Christopher Garman, vice president of global high-yield strategy at Merrill Lynch, suggests demand from investors for high-yield bonds from media and telecoms companies has probably peaked, particularly as many are experiencing further downgrades from rating agencies. Poor returns don’t help and are beginning to have an impact.

‘European high-yield bond markets posted a dismal -2.34 percent total return for the second quarter 2000, the second worst quarterly performance on record since 1998,’ reports Garman in his first half 2000 review of the market. ‘Equity market volatility in the telecoms sector was the primary culprit for the price declines among European credits, while the more industrially diversified US high-yield bond market returned 0.65 percent.’

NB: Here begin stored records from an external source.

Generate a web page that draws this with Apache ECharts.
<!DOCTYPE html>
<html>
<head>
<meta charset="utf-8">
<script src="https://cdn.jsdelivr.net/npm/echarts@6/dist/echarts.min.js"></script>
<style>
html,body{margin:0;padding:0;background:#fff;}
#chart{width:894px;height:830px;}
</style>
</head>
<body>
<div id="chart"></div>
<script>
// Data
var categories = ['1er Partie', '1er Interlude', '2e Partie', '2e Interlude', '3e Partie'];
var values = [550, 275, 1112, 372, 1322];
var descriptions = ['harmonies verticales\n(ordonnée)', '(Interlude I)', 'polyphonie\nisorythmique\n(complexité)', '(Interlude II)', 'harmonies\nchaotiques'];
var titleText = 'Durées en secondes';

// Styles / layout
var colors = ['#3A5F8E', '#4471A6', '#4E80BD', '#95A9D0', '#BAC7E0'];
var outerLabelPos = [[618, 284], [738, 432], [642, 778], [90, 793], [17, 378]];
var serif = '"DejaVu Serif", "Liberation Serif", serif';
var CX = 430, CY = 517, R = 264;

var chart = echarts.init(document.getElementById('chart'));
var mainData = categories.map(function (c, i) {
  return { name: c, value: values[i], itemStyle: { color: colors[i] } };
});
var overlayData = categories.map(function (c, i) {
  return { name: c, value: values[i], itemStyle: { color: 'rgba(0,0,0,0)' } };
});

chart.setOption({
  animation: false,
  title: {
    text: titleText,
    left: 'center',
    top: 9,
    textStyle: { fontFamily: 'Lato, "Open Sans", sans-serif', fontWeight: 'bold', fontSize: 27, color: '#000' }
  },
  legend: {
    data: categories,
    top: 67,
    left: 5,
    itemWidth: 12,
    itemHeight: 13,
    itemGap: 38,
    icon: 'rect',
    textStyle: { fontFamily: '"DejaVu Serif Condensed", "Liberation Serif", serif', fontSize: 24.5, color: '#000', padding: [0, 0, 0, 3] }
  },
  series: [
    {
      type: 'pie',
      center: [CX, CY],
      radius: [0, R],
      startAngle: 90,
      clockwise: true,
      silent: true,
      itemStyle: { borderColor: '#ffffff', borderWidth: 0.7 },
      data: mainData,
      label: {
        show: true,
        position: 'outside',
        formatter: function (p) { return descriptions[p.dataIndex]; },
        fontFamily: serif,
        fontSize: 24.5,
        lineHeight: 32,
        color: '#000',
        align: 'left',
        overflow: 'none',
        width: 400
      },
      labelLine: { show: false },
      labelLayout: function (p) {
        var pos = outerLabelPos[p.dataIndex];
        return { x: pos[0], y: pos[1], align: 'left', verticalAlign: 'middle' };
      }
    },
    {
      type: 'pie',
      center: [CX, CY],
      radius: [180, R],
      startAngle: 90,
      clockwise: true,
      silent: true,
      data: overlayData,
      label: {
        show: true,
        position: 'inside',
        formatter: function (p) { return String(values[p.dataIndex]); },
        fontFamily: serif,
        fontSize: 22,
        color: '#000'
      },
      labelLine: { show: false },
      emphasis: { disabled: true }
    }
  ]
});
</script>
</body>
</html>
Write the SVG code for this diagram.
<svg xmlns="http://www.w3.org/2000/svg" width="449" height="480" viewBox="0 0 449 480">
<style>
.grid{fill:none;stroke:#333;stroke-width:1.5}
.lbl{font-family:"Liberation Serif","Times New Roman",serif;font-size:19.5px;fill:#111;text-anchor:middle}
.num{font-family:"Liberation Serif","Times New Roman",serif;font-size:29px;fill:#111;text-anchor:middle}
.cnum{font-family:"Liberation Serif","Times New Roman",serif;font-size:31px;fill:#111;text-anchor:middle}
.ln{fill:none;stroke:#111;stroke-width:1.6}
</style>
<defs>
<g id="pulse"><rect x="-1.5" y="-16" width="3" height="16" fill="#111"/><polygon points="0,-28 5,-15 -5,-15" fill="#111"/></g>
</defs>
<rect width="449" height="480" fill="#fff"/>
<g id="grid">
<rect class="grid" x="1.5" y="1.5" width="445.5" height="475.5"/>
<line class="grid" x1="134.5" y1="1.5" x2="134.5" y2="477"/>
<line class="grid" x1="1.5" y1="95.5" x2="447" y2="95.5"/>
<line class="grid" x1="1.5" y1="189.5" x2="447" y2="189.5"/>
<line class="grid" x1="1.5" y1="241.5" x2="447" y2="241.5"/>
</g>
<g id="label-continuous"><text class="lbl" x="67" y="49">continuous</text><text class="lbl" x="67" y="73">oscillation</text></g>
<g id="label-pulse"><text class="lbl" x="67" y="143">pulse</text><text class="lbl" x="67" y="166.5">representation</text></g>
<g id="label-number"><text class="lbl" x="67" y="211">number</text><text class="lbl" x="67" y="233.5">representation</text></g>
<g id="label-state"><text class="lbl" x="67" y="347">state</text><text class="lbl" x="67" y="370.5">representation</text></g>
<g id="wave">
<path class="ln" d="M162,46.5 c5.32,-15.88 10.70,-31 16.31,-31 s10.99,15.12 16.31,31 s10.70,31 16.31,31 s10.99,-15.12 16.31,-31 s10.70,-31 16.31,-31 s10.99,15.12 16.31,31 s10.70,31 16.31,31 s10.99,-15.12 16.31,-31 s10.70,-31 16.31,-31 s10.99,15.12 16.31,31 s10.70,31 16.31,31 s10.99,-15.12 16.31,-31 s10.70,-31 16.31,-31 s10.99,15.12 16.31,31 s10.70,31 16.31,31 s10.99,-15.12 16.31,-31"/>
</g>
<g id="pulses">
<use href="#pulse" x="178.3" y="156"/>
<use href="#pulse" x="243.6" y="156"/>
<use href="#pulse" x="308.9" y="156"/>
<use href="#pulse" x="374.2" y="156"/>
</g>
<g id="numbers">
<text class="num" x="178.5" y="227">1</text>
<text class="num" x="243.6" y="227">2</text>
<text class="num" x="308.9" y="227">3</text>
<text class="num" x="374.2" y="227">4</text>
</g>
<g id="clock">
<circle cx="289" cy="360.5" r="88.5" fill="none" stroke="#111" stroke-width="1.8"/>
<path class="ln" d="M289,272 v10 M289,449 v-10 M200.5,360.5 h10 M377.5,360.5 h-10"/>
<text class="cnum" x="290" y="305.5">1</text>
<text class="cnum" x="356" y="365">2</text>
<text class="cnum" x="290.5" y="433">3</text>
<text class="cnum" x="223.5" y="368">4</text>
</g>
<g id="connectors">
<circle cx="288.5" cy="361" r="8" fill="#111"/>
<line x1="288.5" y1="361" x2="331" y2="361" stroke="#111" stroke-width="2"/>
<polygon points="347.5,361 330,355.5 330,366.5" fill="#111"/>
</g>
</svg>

Like Ross at Deutsche Bank, Garman believes that the relative immaturity of the European market is beginning to show. Investors are demanding high-yield bond issuance from other sectors in a bid to reduce the risk of having their portfolios disproportionately full of telecommunications and media paper. ‘For diversification’s sake, investors have become very interested in non-telecom industrial issues,’ he explains. This lack of supply from non-TMT sectors is expected to change in the coming months as other industries progress further down the restructuring road.

‘Europe is going to be a very important part of the high-yield market over the next few years,’ says David Ross at Deutsche Bank. ‘My expectation is that it is going to move up to 50 percent of the global market in no short time. The secondary market in Europe has already moved ahead of the US.’

That means more companies are going to have to learn a little bit more about debt investor relations, according to Garman. ‘Wide disclosure and ongoing communication with bondholders is absolutely essential.’